Analytic Investigation of the Branch Cut of the Green Function in Schwarzschild Space-time

TL;DR

This paper introduces a novel analytic method to study the branch cut of the Green function in Schwarzschild space-time, enabling comprehensive analysis of the modes along the cut and their physical implications.

Contribution

The authors develop a new analytic approach to evaluate the branch cut of the Green function for all frequencies, extending understanding beyond previous asymptotic analyses.

Findings

Calculated the modes along the branch cut for general-spin fields.

Analyzed the properties and connection of these modes with quasinormal modes.

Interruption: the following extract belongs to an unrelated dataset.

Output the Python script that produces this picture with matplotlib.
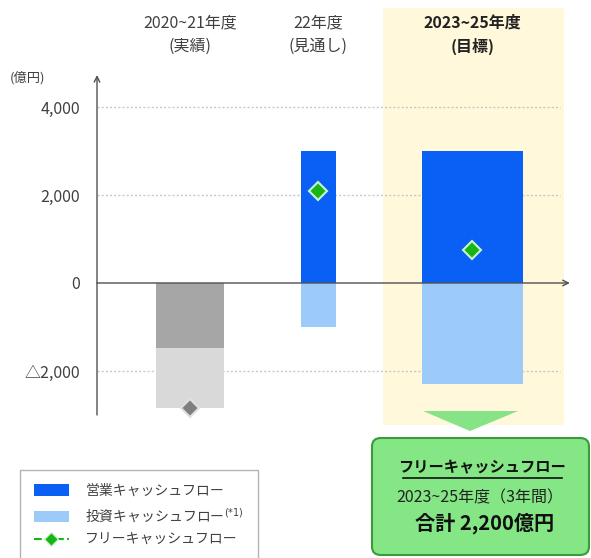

Investigated the impact of branch cut modes on the self-force in Schwarzschild space-time.

Abstract

The retarded Green function for linear field perturbations in Schwarzschild black hole space-time possesses a branch cut in the complex-frequency plane. This branch cut has remained largely unexplored: only asymptotic analyses either for small-frequency (yielding the known tail decay at late times of an initial perturbation of the black hole) or for large-frequency (quasinormal modes close to the branch cut in this regime have been linked to quantum properties of black holes) have been carried out in the literature. The regime along the cut inaccessible to these asymptotic analyses has so far remained essentially unreachable. We present a new method for the analytic calculation of the branch cut directly on the cut for general-spin fields in Schwarzschild space-time. This method is valid for any values of the frequency on the cut and so it provides analytic access to the whole branch cut for the first time. We calculate the modes along the cut and investigate their properties and connection with quasinormal modes. We also investigate the contribution from these branch cut modes to the self-force acting on a point particle on a Schwarzschild background space-time.